FP8 / NVFP4 — float formats that keep dynamic range for near-FP16 quality; FP8 is fastest on new GPUs, and 4-bit float (NVFP4) is now reaching consumer hardware.

Pruning, a little deeper

Pruning removes parts of the network judged unimportant.

Unstructured pruning zeros individual weights — high compression, but the irregular sparsity is hard for hardware to exploit.
Structured pruning removes whole groups (neurons, attention heads, channels, or entire layers) — friendlier to hardware, at some accuracy cost.
Semi-structured (e.g. 2:4) keeps 2 of every 4 weights nonzero, hitting a ~2× speedup on modern tensor cores.

The punchline: they stack

These aren't competitors — they're stages of a pipeline. Two canonical recipes:

Prune → distill → quantize. NVIDIA's Minitron does exactly the first two: prune a Llama-3.1-8B down, then use distillation against the unpruned model to recover the lost accuracy — reaching a strong 4B with up to 40× fewer training tokens than training from scratch. Finish by quantizing to a GGUF and you have a small, cheap, capable local model.
Distill, then quantize. Train a small student from a big teacher, then ship it as a Q4_K_M GGUF for laptops.

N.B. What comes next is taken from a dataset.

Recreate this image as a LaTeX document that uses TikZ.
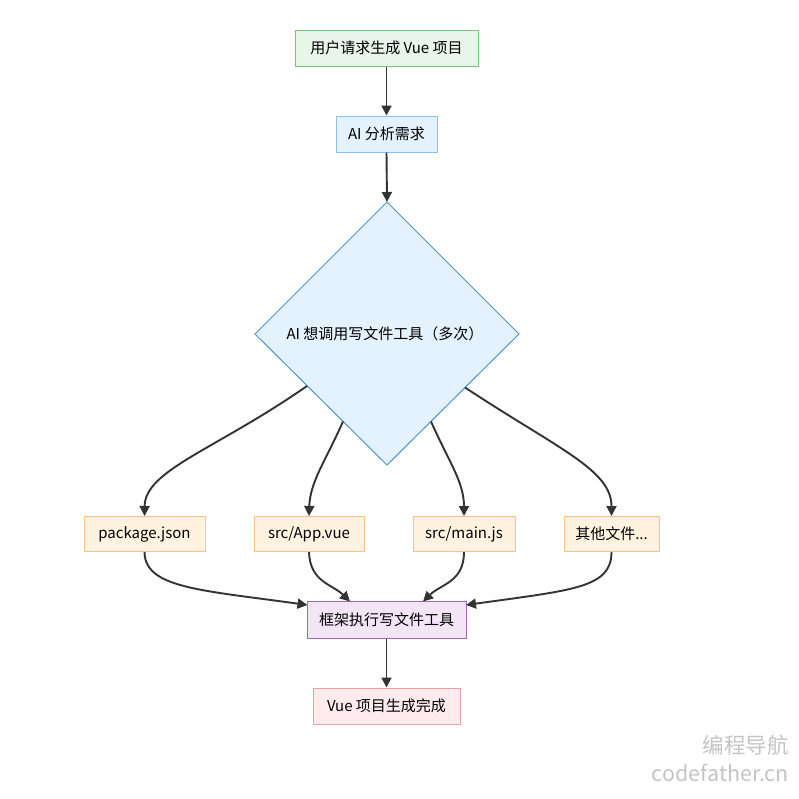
\documentclass[tikz,border=0pt]{standalone}
\usepackage{fontspec}
\setmainfont{Noto Sans CJK SC}
\usetikzlibrary{arrows.meta}
\definecolor{gfill}{HTML}{E8F5E9}
\definecolor{gline}{HTML}{7FBF7F}
\definecolor{bfill}{HTML}{E3F2FD}
\definecolor{bline}{HTML}{90C0E6}
\definecolor{dline}{HTML}{4F93CF}
\definecolor{ofill}{HTML}{FFF3E0}
\definecolor{oline}{HTML}{F5C48C}
\definecolor{pfill}{HTML}{F3E5F5}
\definecolor{pline}{HTML}{9C6BB0}
\definecolor{rfill}{HTML}{FFEBEE}
\definecolor{rline}{HTML}{E5A3A8}
\definecolor{arrowc}{HTML}{333333}
\definecolor{wm}{HTML}{C4C4C4}
\begin{document}
\begin{tikzpicture}[x=1pt,y=-1pt,
  font=\fontsize{15}{18}\selectfont,
  box/.style={draw, line width=1pt, inner sep=0pt, align=center, text=black},
  arr/.style={draw=arrowc, line width=1.9pt, -{Triangle[length=10pt,width=10pt]}}]
\useasboundingbox[fill=white] (0,0) rectangle (799,798);

\node[box, fill=gfill, draw=gline, minimum width=183pt, minimum height=36pt] (req) at (386.5,48) {用户请求生成 Vue 项目};
\node[box, fill=bfill, draw=bline, minimum width=101pt, minimum height=36pt] (ai) at (386.5,134) {AI 分析需求};

\coordinate (dT) at (387,202);
\coordinate (dR) at (519,334);
\coordinate (dB) at (387,465);
\coordinate (dL) at (255,334);
\draw[fill=bfill, draw=dline, line width=1pt] (dT) -- (dR) -- (dB) -- (dL) -- cycle;
\node (dec) at (385,334) {AI 想调用写文件工具（多次）};

\node[box, fill=ofill, draw=oline, minimum width=121pt, minimum height=35pt] (pkg) at (144.5,534) {package.json};
\node[box, fill=ofill, draw=oline, minimum width=110pt, minimum height=35pt] (app) at (309,534) {src/App.vue};
\node[box, fill=ofill, draw=oline, minimum width=102pt, minimum height=35pt] (mainjs) at (464,534) {src/main.js};
\node[box, fill=ofill, draw=oline, minimum width=95pt, minimum height=35pt] (other) at (611.5,534) {其他文件...};

\node[box, fill=pfill, draw=pline, minimum width=159pt, minimum height=37pt] (fw) at (386.5,620) {框架执行写文件工具};
\node[box, fill=rfill, draw=rline, minimum width=147pt, minimum height=36pt] (done) at (386.5,706) {Vue 项目生成完成};

\coordinate (s1) at (307,386);
\coordinate (s2) at (343,421.5);
\coordinate (s3) at (431,421.5);
\coordinate (s4) at (465,387.5);
\coordinate (e1) at (307.5,605);
\coordinate (e2) at (350,601.5);
\coordinate (e3) at (423,601.5);
\coordinate (e4) at (466,605);

\draw[arr] (req.south) -- (ai.north);
\draw[arr] (ai.south) -- (dT);

\draw[arr] (s1) .. controls (215,450) and (145,470) .. (pkg.north);
\draw[arr] (s2) .. controls (325,462) and (310,482) .. (app.north);
\draw[arr] (s3) .. controls (449,462) and (464,482) .. (mainjs.north);
\draw[arr] (s4) .. controls (560,450) and (611.5,470) .. (other.north);

\draw[arr] (pkg.south) .. controls (145,588) and (200,590) .. (e1);
\draw[arr] (app.south) .. controls (310,582) and (332,584) .. (e2);
\draw[arr] (mainjs.south) .. controls (464,582) and (441,584) .. (e3);
\draw[arr] (other.south) .. controls (611.5,588) and (573,590) .. (e4);

\draw[arr] (fw.south) -- (done.north);

\node[anchor=east, text=wm, font=\fontsize{21.5}{24}\selectfont, inner sep=0pt] (wm1) at (789,745) {编程导航};
\node[anchor=east, text=wm, font=\fontsize{21.5}{24}\selectfont, inner sep=0pt] (wm2) at (789,773) {codefather.cn};
\end{tikzpicture}
\end{document}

Distillation even shows up inside quantization: quantization-aware training (QAT) can use the full-precision model's outputs as distillation targets so the quantized version stays close to the original. Gemma 3 ships QAT checkpoints built this way.

Which do you reach for?

Just want to run an existing good model on your hardware? Quantize (or download a GGUF someone already quantized).
Want a smaller model that's genuinely good at your task, not just a compressed giant? Distill.
Need to squeeze a specific architecture for a specific device? Prune, then distill to recover, then quantize.

The art of building a great local model is knowing how to combine all three. The rest of the knowledge base is about doing exactly that.